We were able to achieve the same accuracy as that of a similar work done on the forms by Darmatasia and Mohamad Ivan Fanany using CNN as feature extraction and SVM as high-end classifier with an accuracy of 91% on the merger of the numeral and the uppercase characters.

With Sequence to Sequence implementation using LSTM on IAM dataset, the model performance was not up to the expectation owing to the excess space between the characters. If we are able to train the model on more samples with space between the characters, the performance of the model can be improved.

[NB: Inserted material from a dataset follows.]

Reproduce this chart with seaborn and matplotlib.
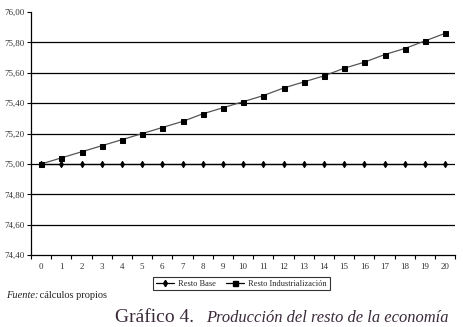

With Simple CNN character classification using EMNIST dataset, the model accuracy was 90%, this was significantly better than the Sequence to Sequence implementation using LSTM on IAM dataset. However, this process involves creating a bounding box for each character. Based on the coordinates of each character, the character image was input to the model to generate the sequence of characters.

The model was trained using EMNIST dataset, it was observed that the model was able to predict the numbers better than the alphabets. If the model is trained with a balanced dataset, then we can improve the model accuracy.

With CNN Alphabet classification with contour detection, OpenCV was used to create contours and the character images were extracted from the sorted contour coordinates and were fed to CNN classification model. Model accuracy was 91%, but without the manual process of adding bounding boxes to characters.